I wonder what became of Susie Sorority? She being an original member (thanks to Lily Tomlin and Rowan and Martin’s Laugh-In) of Nixon’s Silent Majority, circa late ’60s. My guess: She married one of the Nattering Nabobs of Negativity and is now one of the Inside the Beltway elites. Wow. I’m way off track here. And this blog train has barely left the station.
OK. A modest restart. From what I’ve read and heard on the morning TV gabfests, the highlight of last night’s Republican debate came at the beginning, when Newt took exception to a question about his ex-wife from CNN moderator John King. Here’s from The Huffington Post:
Newt Gingrich’s fiery response to CNN moderator John King’s question about his ex-wife was the electrifying highlight of Thursday’s Republican debate. After the session was over, King defended his decision to ask the question that had everybody talking.
Gingrich flatly condemned King, along with CNN, for asking a question about Marianne Gingrich, who told ABC News earlier on Thursday that her ex-husband had asked her for an open marriage while he was having an affair with his eventual third wife. Gingrich said he was “appalled” by King’s decision to lead off the debate with a question about his former wife’s allegations, calling it “close to despicable.”
Speaking on a CNN panel, King said he had a friendly conversation with Gingrich after the debate was over. He called it a “damned if do you, damned if you don’t” situation.
“Is it an issue I’m happy came up?” he said. “Of course not.” But he came firmly down on the idea that, since people were talking about Gingrich’s past, the issue was worth raising.
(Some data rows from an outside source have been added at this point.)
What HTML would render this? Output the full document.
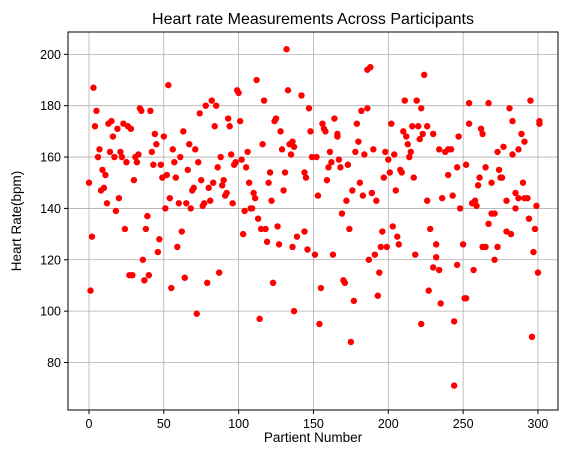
<!DOCTYPE html>
<html><head><meta charset="utf-8"><style>
body{margin:0;background:#fff;}
svg text{font-family:"Liberation Sans","DejaVu Sans",sans-serif;fill:#000;}
</style></head><body>
<svg id="chart" width="571" height="455" xmlns="http://www.w3.org/2000/svg">
<rect width="571" height="455" fill="#fff"/>
<text x="313" y="24" font-size="16" text-anchor="middle">Heart rate Measurements Across Participants</text>
<text x="313" y="442" font-size="13.5" text-anchor="middle">Partient Number</text>
<text x="0" y="0" font-size="13.5" text-anchor="middle" transform="translate(21,221) rotate(-90)">Heart Rate(bpm)</text>
<g id="grid"></g>
<g id="points"></g>
<rect x="68" y="32" width="490" height="378" fill="none" stroke="#000" stroke-width="1"/>
<g id="ticks"></g>
</svg>
<script>
const xTicks = [0, 50, 100, 150, 200, 250, 300];
const yTicks = [80, 100, 120, 140, 160, 180, 200];
const heartRates = [150,108,129,187,172,178,160,163,147,155,148,153,142,173,162,174,168,160,139,171,144,162,160,173,132,158,172,114,171,114,151,160,158,161,179,178,120,112,132,137,114,178,162,157,169,165,123,128,157,152,168,140,153,188,144,109,163,158,152,125,142,160,131,170,113,142,155,165,140,147,148,163,99,158,177,151,141,142,180,111,148,143,182,150,172,180,156,115,160,149,151,145,146,175,172,161,142,157,158,186,185,174,159,130,139,156,162,150,140,140,146,144,190,136,97,132,165,182,132,127,150,154,143,111,174,175,133,126,170,163,147,154,202,186,165,161,166,164,
125,100,129,184,154,152,179,170,160,160,145,173,171,170,175,162,158,156,151,168,169,159,156,157,138,132,143,147,150,145,162,166,173,178,179,194,195,161,163,146,143,162,152,159,154,173,161,147,155,154,170,182,168,165,160,162,172,152,182,172,167,179,
131,124,122,122,109,95,112,111,104,88,120,122,125,125,131,133,129,126,115,106,122,95,
192,169,172,169,163,162,163,163,168,181,181,173,171,169,179,174,182,174,173,169,166,164,162,161,163,156,157,153,156,155,152,149,150,152,152,150,146,144,144,144,145,144,143,142,143,141,143,140,141,140,138,138,134,136,132,131,130,132,126,126,125,125,125,123,121,118,120,117,116,116,115,108,103,105,105,96,90,71];
const patientNumbers = [];
for (let i = 0; i < 138; i++) patientNumbers.push(i);
patientNumbers.push(
136,137,139,142,144,145,147,148,149,152,153,156,157,158,164,161,162,160,159,166,166,167,168,173,169,174,172,176,181,183,178,180,179,182,186,186,188,184,190,189,192,198,197,200,201,202,204,205,208,209,210,211,212,213,214,215,216,217,219,220,221,222,
144,146,151,163,155,154,170,171,177,175,187,191,195,199,196,203,206,207,194,193,218,222,
224,223,226,230,234,238,240,242,247,254,267,254,262,263,281,283,295,301,301,289,291,277,273,283,287,246,252,240,265,274,261,260,269,275,276,290,285,287,291,293,243,236,226,256,258,259,279,285,299,248,269,271,267,294,298,279,282,228,232,250,263,265,273,297,232,246,271,230,234,257,300,227,235,251,252,244,296,244);

const L=68,R=558,T=32,B=410;
const xMin=-14.03, xMax=313.4, yMin=61.5, yMax=208.7;
function xs(v){return L+(v-xMin)/(xMax-xMin)*(R-L);}
function ys(v){return B-(v-yMin)/(yMax-yMin)*(B-T);}
const NS="http://www.w3.org/2000/svg";
const grid=document.getElementById('grid'), ticks=document.getElementById('ticks'), pts=document.getElementById('points');
xTicks.forEach(t=>{
  const x=xs(t);
  const g=document.createElementNS(NS,'line');
  g.setAttribute('x1',x);g.setAttribute('x2',x);g.setAttribute('y1',T);g.setAttribute('y2',B);
  g.setAttribute('stroke','#b0b0b0');g.setAttribute('stroke-width','0.8');
  
  
  grid.appendChild(g);
  const tk=document.createElementNS(NS,'line');
  tk.setAttribute('x1',x);tk.setAttribute('x2',x);tk.setAttribute('y1',B);tk.setAttribute('y2',B+4);tk.setAttribute('stroke','#000');
  
  
  ticks.appendChild(tk);
  const lb=document.createElementNS(NS,'text');
  lb.setAttribute('x',x);lb.setAttribute('y',B+18);lb.setAttribute('font-size','12.5');lb.setAttribute('text-anchor','middle');
  lb.textContent=t;
  
  
  ticks.appendChild(lb);
});
yTicks.forEach(t=>{
  const y=ys(t);
  const g=document.createElementNS(NS,'line');
  g.setAttribute('x1',L);g.setAttribute('x2',R);g.setAttribute('y1',y);g.setAttribute('y2',y);
  g.setAttribute('stroke','#b0b0b0');g.setAttribute('stroke-width','0.8');
  
  
  grid.appendChild(g);
  const tk=document.createElementNS(NS,'line');
  tk.setAttribute('x1',L-4);tk.setAttribute('x2',L);tk.setAttribute('y1',y);tk.setAttribute('y2',y);tk.setAttribute('stroke','#000');
  
  
  ticks.appendChild(tk);
  const lb=document.createElementNS(NS,'text');
  lb.setAttribute('x',L-7);lb.setAttribute('y',y+4.5);lb.setAttribute('font-size','12.5');lb.setAttribute('text-anchor','end');
  lb.textContent=t;
  
  
  ticks.appendChild(lb);
});
const n=Math.min(heartRates.length,patientNumbers.length);
for(let i=0;i<n;i++){
  const c=document.createElementNS(NS,'circle');
  c.setAttribute('cx',xs(patientNumbers[i]));c.setAttribute('cy',ys(heartRates[i]));
  c.setAttribute('r','3.2');c.setAttribute('fill','#ff0000');
  
  
  pts.appendChild(c);
}
</script>
</body></html>
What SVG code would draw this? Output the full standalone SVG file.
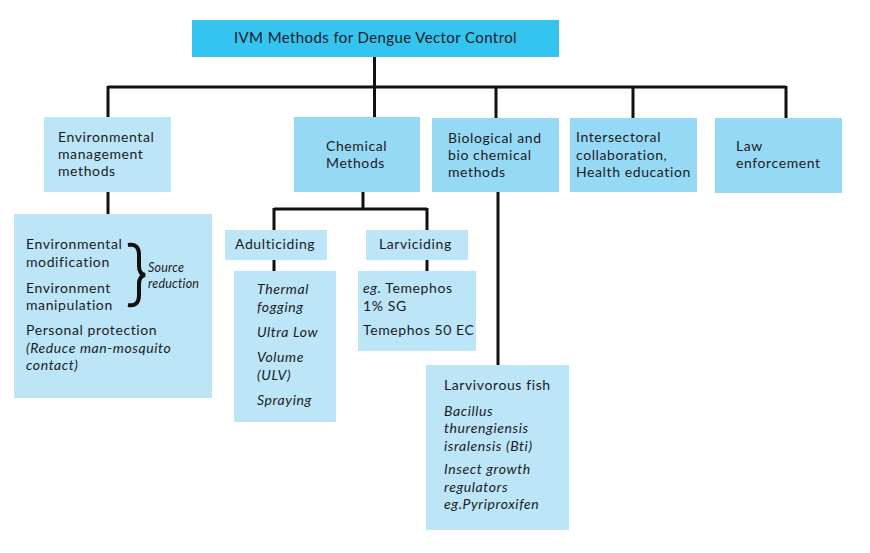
<svg xmlns="http://www.w3.org/2000/svg" width="870" height="553" viewBox="0 0 870 553">
<style>
.top{fill:#33c5f0}
.mid{fill:#96d9f5}
.lt{fill:#bce5f8}
text{font-family:Lato,"Liberation Sans",sans-serif;font-size:14px;fill:#1b1b24;letter-spacing:0.6px}
.i{font-style:italic}
.s{font-size:12.5px;font-style:italic;letter-spacing:0.2px}
.c{fill:none;stroke:#111;stroke-width:3}
</style>
<rect width="870" height="553" fill="#fff"/>
<g id="connectors">
<path class="c" d="M374.5 57V87M108 87H786M108 86V117M374.5 86V117M496 86V118M633 86V118M786 86V118"/>
<path class="c" d="M108 192V214"/>
<path class="c" d="M363 192V209M274 209H427M274 208V230M427 208V230M274 260V271M427 260V271"/>
<path class="c" d="M498 192V365"/>
</g>
<g id="n-top"><rect class="top" x="192" y="20" width="367" height="37"/><text x="375.5" y="43" text-anchor="middle" style="font-size:15px;letter-spacing:0.4px">IVM Methods for Dengue Vector Control</text></g>
<g id="n-env"><rect class="lt" x="44" y="117" width="127" height="75"/><text x="58" y="142">Environmental</text><text x="58" y="159">management</text><text x="58" y="176">methods</text></g>
<g id="n-chem"><rect class="mid" x="294" y="117" width="126" height="75"/><text x="326" y="151">Chemical</text><text x="326" y="168">Methods</text></g>
<g id="n-bio"><rect class="mid" x="432" y="118" width="127" height="74"/><text x="448" y="143">Biological and</text><text x="448" y="160">bio chemical</text><text x="448" y="177">methods</text></g>
<g id="n-inter"><rect class="mid" x="570" y="118" width="127" height="74"/><text x="576" y="142">Intersectoral</text><text x="576" y="160">collaboration,</text><text x="576" y="177">Health education</text></g>
<g id="n-law"><rect class="mid" x="715" y="118" width="127" height="75"/><text x="736" y="151">Law</text><text x="736" y="168">enforcement</text></g>
<g id="n-envdetail"><rect class="lt" x="14" y="214" width="198" height="184"/>
<text x="26" y="249">Environmental</text><text x="26" y="267">modification</text><text x="26" y="293">Environment</text><text x="26" y="310">manipulation</text><text x="26" y="335">Personal protection</text><text x="26" y="353" class="i">(Reduce man-mosquito</text><text x="26" y="370" class="i">contact)</text>
<path d="M128 245Q139 243 139 255V266Q139 274 145 275Q139 276 139 284V295Q139 307 128 305" fill="none" stroke="#111" stroke-width="4"/>
<text x="148" y="272" class="s">Source</text><text x="148" y="288" class="s">reduction</text></g>
<g id="n-adult"><rect class="lt" x="225" y="230" width="102" height="30"/><text x="235" y="249">Adulticiding</text></g>
<g id="n-larvi"><rect class="lt" x="366" y="230" width="102" height="30"/><text x="379" y="249">Larviciding</text></g>
<g id="n-adultdetail"><rect class="lt" x="234" y="271" width="102" height="151"/>
<text x="257" y="294" class="i">Thermal</text><text x="257" y="312" class="i">fogging</text><text x="257" y="337" class="i">Ultra Low</text><text x="257" y="362" class="i">Volume</text><text x="257" y="380" class="i">(ULV)</text><text x="257" y="405" class="i">Spraying</text></g>
<g id="n-larvidetail"><rect class="lt" x="358" y="271" width="118" height="80"/>
<text x="363" y="293"><tspan class="i">eg.</tspan> Temephos</text><text x="363" y="311">1% SG</text><text x="363" y="335">Temephos 50 EC</text></g>
<g id="n-biodetail"><rect class="lt" x="426" y="365" width="143" height="165"/>
<text x="444" y="390">Larvivorous fish</text><text x="444" y="416" class="i">Bacillus</text><text x="444" y="433" class="i">thurengiensis</text><text x="444" y="451" class="i">isralensis (Bti)</text><text x="444" y="474" class="i">Insect growth</text><text x="444" y="492" class="i">regulators</text><text x="444" y="509" class="i">eg.Pyriproxifen</text></g>
</svg>
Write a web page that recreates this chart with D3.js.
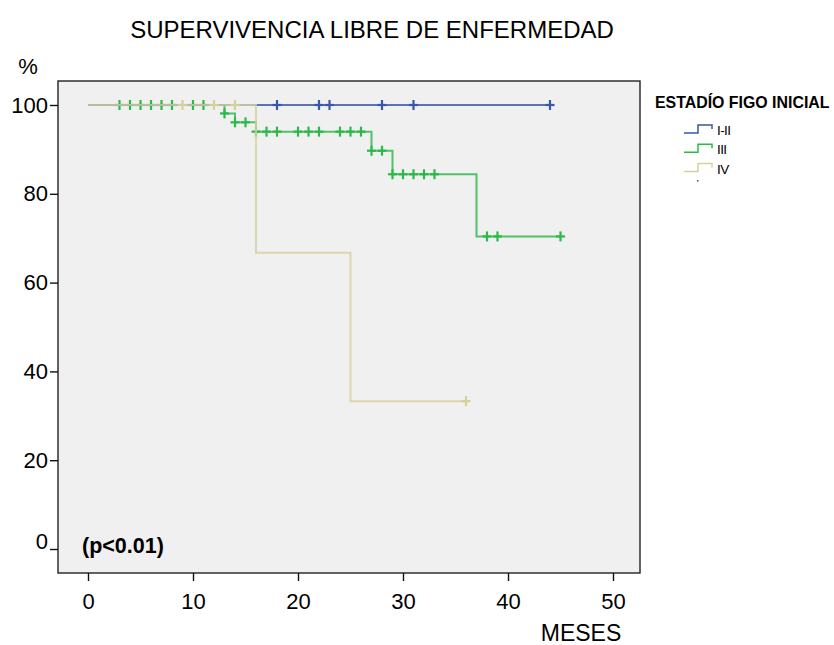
<!DOCTYPE html>
<html>
<head>
<meta charset="utf-8">
<script src="https://cdn.jsdelivr.net/npm/d3@7"></script>
<style>
  html, body { margin: 0; padding: 0; background: #ffffff; }
  svg { display: block; font-family: "Liberation Sans", Arial, sans-serif; }
</style>
</head>
<body>
<svg id="chart" width="834" height="645"></svg>
<script>
// ---- data ----
const groupNames = ["I-II", "III", "IV"];

const stepTimesI_II = [0];
const stepValsI_II  = [100];
const censorI_II    = [18, 22, 23, 28, 31, 44];
const endI_II       = 44;

const stepTimesIII = [0, 13, 14, 16, 27, 29, 37];
const stepValsIII  = [100, 98.1, 96.1, 94.0, 89.7, 84.4, 70.4];
const censorIII    = [3, 4, 5, 6, 7, 8, 10, 11, 13, 14, 15, 16, 17, 18, 20, 21, 22, 24, 25, 26,
                      27, 28, 29, 30, 31, 32, 33, 38, 39, 45];
const endIII       = 45;

const stepTimesIV = [0, 16, 25];
const stepValsIV  = [100, 66.7, 33.3];
const censorIV    = [9, 12, 14, 36];
const endIV       = 36;

const xTicks = [0, 10, 20, 30, 40, 50];
const yTicks = [0, 20, 40, 60, 80, 100];

const colors = ["#3a56a8", "#2db84a", "#d6d19c"];

const series = [
  {name: groupNames[0], times: stepTimesI_II, vals: stepValsI_II, censor: censorI_II, end: endI_II, color: colors[0]},
  {name: groupNames[1], times: stepTimesIII, vals: stepValsIII, censor: censorIII, end: endIII, color: colors[1]},
  {name: groupNames[2], times: stepTimesIV, vals: stepValsIV, censor: censorIV, end: endIV, color: colors[2]}
];

// ---- layout ----
const svg = d3.select("#chart");
const frame = {left: 58, top: 81, right: 640, bottom: 573};

const x = d3.scaleLinear().domain([0, 50]).range([88, 613]);
const y = d3.scaleLinear().domain([0, 100]).range([549, 105]);

// title
svg.append("text")
  .attr("x", 372).attr("y", 38)
  .attr("text-anchor", "middle")
  .attr("font-size", 24)
  .attr("fill", "#000")
  .text("SUPERVIVENCIA LIBRE DE ENFERMEDAD");

// plot frame
svg.append("rect")
  .attr("x", frame.left).attr("y", frame.top)
  .attr("width", frame.right - frame.left).attr("height", frame.bottom - frame.top)
  .attr("fill", "#f0f0f0")
  .attr("stroke", "#222").attr("stroke-width", 1.4);

// axes
const xAxis = svg.append("g")
  .attr("transform", `translate(0,${frame.bottom})`)
  .call(d3.axisBottom(x).tickValues(xTicks).tickSize(8).tickPadding(12).tickFormat(d3.format("d")));
xAxis.select(".domain").remove();
xAxis.selectAll("line").attr("stroke", "#111").attr("stroke-width", 1.4);
xAxis.selectAll("text").attr("font-size", 22).attr("font-family", "Liberation Sans, Arial, sans-serif").attr("fill", "#000");

const yAxis = svg.append("g")
  .attr("transform", `translate(${frame.left},0)`)
  .call(d3.axisLeft(y).tickValues(yTicks).tickSize(8).tickPadding(2).tickFormat(d3.format("d")));
yAxis.select(".domain").remove();
yAxis.selectAll("line").attr("stroke", "#111").attr("stroke-width", 1.4);
yAxis.selectAll("text").attr("font-size", 22).attr("font-family", "Liberation Sans, Arial, sans-serif").attr("fill", "#000");
yAxis.selectAll(".tick").filter(d => d === 0).select("text").attr("y", -8);

// axis labels
svg.append("text")
  .attr("x", 28).attr("y", 74)
  .attr("text-anchor", "middle")
  .attr("font-size", 22)
  .text("%");

svg.append("text")
  .attr("x", 581).attr("y", 641)
  .attr("text-anchor", "middle")
  .attr("font-size", 23)
  .text("MESES");

// KM curves
function stepValue(s, t) {
  let v = s.vals[0];
  for (let i = 0; i < s.times.length; i++) if (s.times[i] <= t) v = s.vals[i];
  return v;
}
function stepPath(s) {
  const pts = [];
  for (let i = 0; i < s.times.length; i++) {
    if (i > 0) pts.push([x(s.times[i]), y(s.vals[i - 1])]);
    pts.push([x(s.times[i]), y(s.vals[i])]);
  }
  pts.push([x(s.end), y(s.vals[s.vals.length - 1])]);
  return d3.line()(pts);
}

const drawOrder = [1, 0, 2];
drawOrder.forEach(idx => {
  const s = series[idx];
  const g = svg.append("g");
  g.append("path")
    .attr("d", stepPath(s))
    .attr("fill", "none")
    .attr("stroke", s.color)
    .attr("stroke-opacity", 0.82)
    .attr("stroke-width", 2);
  const c = g.selectAll("g.c").data(s.censor).enter().append("g")
    .attr("transform", t => `translate(${x(t)},${y(stepValue(s, t))})`);
  c.append("line").attr("x1", 0).attr("x2", 0).attr("y1", -5).attr("y2", 5)
    .attr("stroke", s.color).attr("stroke-width", 2.2);
  c.append("line").attr("x1", -4.5).attr("x2", 4.5).attr("y1", 0).attr("y2", 0)
    .attr("stroke", s.color).attr("stroke-width", 2.2);
});

// p-value
svg.append("text")
  .attr("x", 82).attr("y", 553)
  .attr("font-size", 21.5)
  .attr("font-weight", "bold")
  .text("(p<0.01)");

// legend
const leg = svg.append("g");
leg.append("text")
  .attr("x", 655).attr("y", 107.5)
  .attr("font-size", 15.9)
  .attr("font-weight", "bold")
  .text("ESTADÍO FIGO INICIAL");

series.forEach((s, i) => {
  const by = 133 + i * 19.3;
  const iconPts = [[684, by], [698, by], [698, by - 8], [712, by - 8], [712, by - 4]];
  leg.append("path")
    .attr("d", d3.line()(iconPts))
    .attr("fill", "none")
    .attr("stroke", s.color)
    .attr("stroke-width", 1.5);
  leg.append("text")
    .attr("x", 717).attr("y", by + 2)
    .attr("font-size", 13.5)
    .attr("letter-spacing", -0.6)
    .text(s.name);
});
leg.append("rect")
  .attr("x", 697).attr("y", 180).attr("width", 1.5).attr("height", 1.5)
  .attr("fill", colors[0]);
</script>
</body>
</html>
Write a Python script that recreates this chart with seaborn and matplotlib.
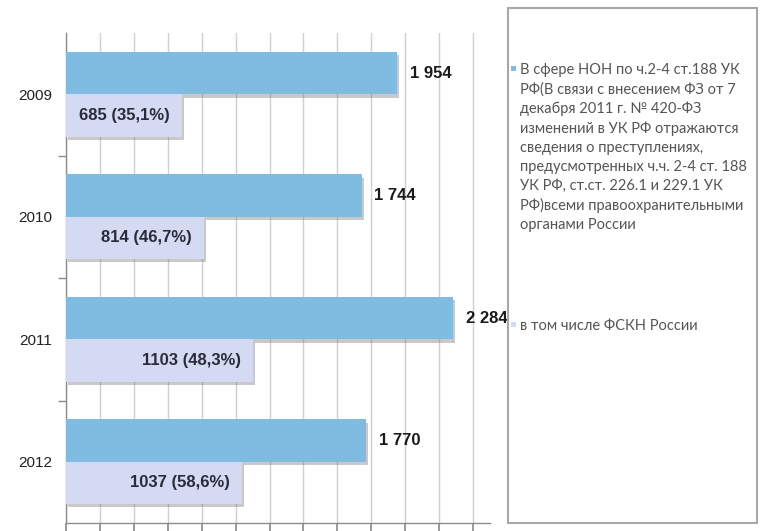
import matplotlib
matplotlib.use("Agg")
import matplotlib.pyplot as plt
import matplotlib.patheffects as pe
from matplotlib.patches import Rectangle
from matplotlib.ticker import FixedLocator, NullFormatter
import seaborn as sns
import pandas as pd

years = ["2009", "2010", "2011", "2012"]
total_values = [1954, 1744, 2284, 1770]
fskn_values = [685, 814, 1103, 1037]
fskn_share = ["35,1%", "46,7%", "48,3%", "58,6%"]
series_names = [
    "В сфере НОН по ч.2-4 ст.188 УК\nРФ(В связи с внесением ФЗ от 7\nдекабря 2011 г. № 420-ФЗ\n"
    "изменений в УК РФ отражаются\nсведения о преступлениях,\nпредусмотренных ч.ч. 2-4 ст. 188\n"
    "УК РФ, ст.ст. 226.1 и 229.1 УК\nРФ)всеми правоохранительными\nорганами России",
    "в том числе ФСКН России",
]
colors = ["#80bbe2", "#d3daf1"]

df = pd.DataFrame({
    "year": years * 2,
    "value": total_values + fskn_values,
    "series": [series_names[0]] * 4 + [series_names[1]] * 4,
})

sns.set_theme(style="white")
plt.rcParams["font.family"] = ["Liberation Sans Narrow", "Liberation Sans", "DejaVu Sans"]

fig = plt.figure(figsize=(7.6, 5.31), dpi=100)
ax = fig.add_axes([66 / 760, 1 - 523 / 531, (490 - 66) / 760, (523 - 33) / 531])

sns.barplot(data=df, x="value", y="year", hue="series", orient="h",
            palette=colors, width=0.69, saturation=1, legend=False, ax=ax,
            edgecolor="none", zorder=3)

shadow = [pe.SimplePatchShadow(offset=(1.5, -2.5), shadow_rgbFace="#666666", alpha=0.35), pe.Normal()]
for p in ax.patches:
    p.set_path_effects(shadow)

ax.set_xlim(0, 2500)
ax.set_ylim(3.5, -0.5)
ax.xaxis.set_major_locator(FixedLocator(list(range(0, 2401, 200))))
ax.xaxis.set_major_formatter(NullFormatter())
ax.grid(axis="x", color="#cfcfcf", linewidth=1, zorder=0)
ax.grid(axis="y", visible=False)
ax.set_xlabel("")
ax.set_ylabel("")
for s in ["top", "right"]:
    ax.spines[s].set_visible(False)
for s in ["left", "bottom"]:
    ax.spines[s].set_color("#8c8c8c")
    ax.spines[s].set_linewidth(1)
ax.tick_params(axis="x", which="major", length=6, color="#8c8c8c", direction="out", bottom=True)
ax.tick_params(axis="y", which="major", length=0, labelsize=11, labelcolor="#222222", pad=10)
ax.yaxis.set_minor_locator(FixedLocator([0.5, 1.5, 2.5]))
ax.tick_params(axis="y", which="minor", length=6, color="#8c8c8c", left=True)

bar_off = 0.69 / 4
for i, (t, f, sh) in enumerate(zip(total_values, fskn_values, fskn_share)):
    ax.annotate(f"{t // 1000} {t % 1000:03d}", xy=(t, i - bar_off), xytext=(9, 0),
                textcoords="offset points", ha="left", va="center",
                fontsize=12, fontweight="bold", color="#1a1a1a", zorder=5)
    ax.annotate(f"{f} ({sh})", xy=(f, i + bar_off), xytext=(-9, 0),
                textcoords="offset points", ha="right", va="center",
                fontsize=12, fontweight="bold", color="#2a2a3a", zorder=5)

# legend box
fig.add_artist(Rectangle((508 / 760, 1 - 523 / 531), (757 - 508) / 760, (523 - 8) / 531,
                         transform=fig.transFigure, facecolor="white",
                         edgecolor="#a8a8a8", linewidth=1.5, zorder=1))
leg_font = ["Lato", "DejaVu Sans"]
entries = [(series_names[0], colors[0], 71), (series_names[1], colors[1], 327)]
for text, col, ypix in entries:
    fig.add_artist(Rectangle((511 / 760, 1 - ypix / 531), 5 / 760, 5 / 531,
                             transform=fig.transFigure, facecolor=col, edgecolor="none", zorder=2))
    fig.text(520 / 760, 1 - (ypix - 8) / 531, text, ha="left", va="top",
             fontsize=10.5, color="#555555", family=leg_font, linespacing=1.45, zorder=3)

fig.savefig("out.png", dpi=100)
“I understood that if I asked the question he was not going to be happy with it, and he was going to turn on me,” he said of Gingrich. “…It was my judgment, my decision, and mine alone. If we’re going to deal with it, let’s deal with it up front.”
Kinda ho-hum, actually. And as Rush Limbaugh opined: “Everybody has an angry ex-spouse.” [Or not.]
Still, Newt apparently captured the night — and did it by returning, in part, to the golden days of yesteryear when Tricky Dick Nixon and Spiro Agnew pointed to the real problem facing the country as the politicians led the nation into the moral and financial quicksand of Vietnam: a free press. [Or not]
For some historical perspective, here’s an informative article in the New Yorker, “Nattering Nabobs“:
In the fall of 1969, Richard Nixon surveyed his domestic enemies and appointed Spiro T. Agnew, his Vice-President, to the post of White House Torquemada. There would come a day, not far off, when Agnew would have to plead nolo contendere to a charge of tax evasion, which would force his resignation and replacement by Gerald Ford, but this was his moment. Wielding a rhetorical style that might be described as “surrealist-alliterative,” Agnew denounced opponents of the war in Vietnam as “an effete corps of impudent snobs”—as “ideological eunuchs,” “professional anarchists,” and (strangely, wonderfully) “vultures who sit in trees.” Never before or since has a populist attack come swathed in such purple raiment.
Nixon could not fail to be impressed. And so he dispatched Agnew to map out a cultural description of another enemy, the op-ed unfriendlies and the network mandarins of what was beginning to be called the media. The views of “this little group of men” who “live and work in the geographical and intellectual confines of Washington, D.C., or New York City,” Agnew noted darkly, “do not represent the views of America.” He inscribed himself in history, and in famous-quotation anthologies, forever, when he said, “In the United States today, we have more than our share of nattering nabobs of negativism. They have formed their own 4-H club—the hopeless, hysterical hypochondriacs of history.”
The exuberant playfulness of Agnew’s language (as scripted by William Safire) seemed to signal that the bluster need not be taken too seriously. But the campaign against the nabobs took fearsome legal shape when, in the summer of 1971, Nixon appealed to the Supreme Court to stop publication of the Pentagon Papers. After the Times started printing excerpts of the secret, internal study of how the United States went to war in Indochina, Nixon told Henry Kissinger, “People have gotta be put to the torch for this sort of thing”—and then demanded an injunction for prior restraint. Further publication of the Papers, the White House argued, would compromise codes, threaten the safety of the nation, and shatter diplomatic relations with foreign countries. None of that happened. Meanwhile, the Court sided with the First Amendment. As Justice Hugo Black wrote, “The guarding of military and diplomatic secrets at the expense of informed representative government provides no real security for our Republic.”
Given a choice, I would rather have reporters ask the tough — and at times, politically or personally sensitive — questions rather than just being scribblers.
Wonder what Susie Sorority would think?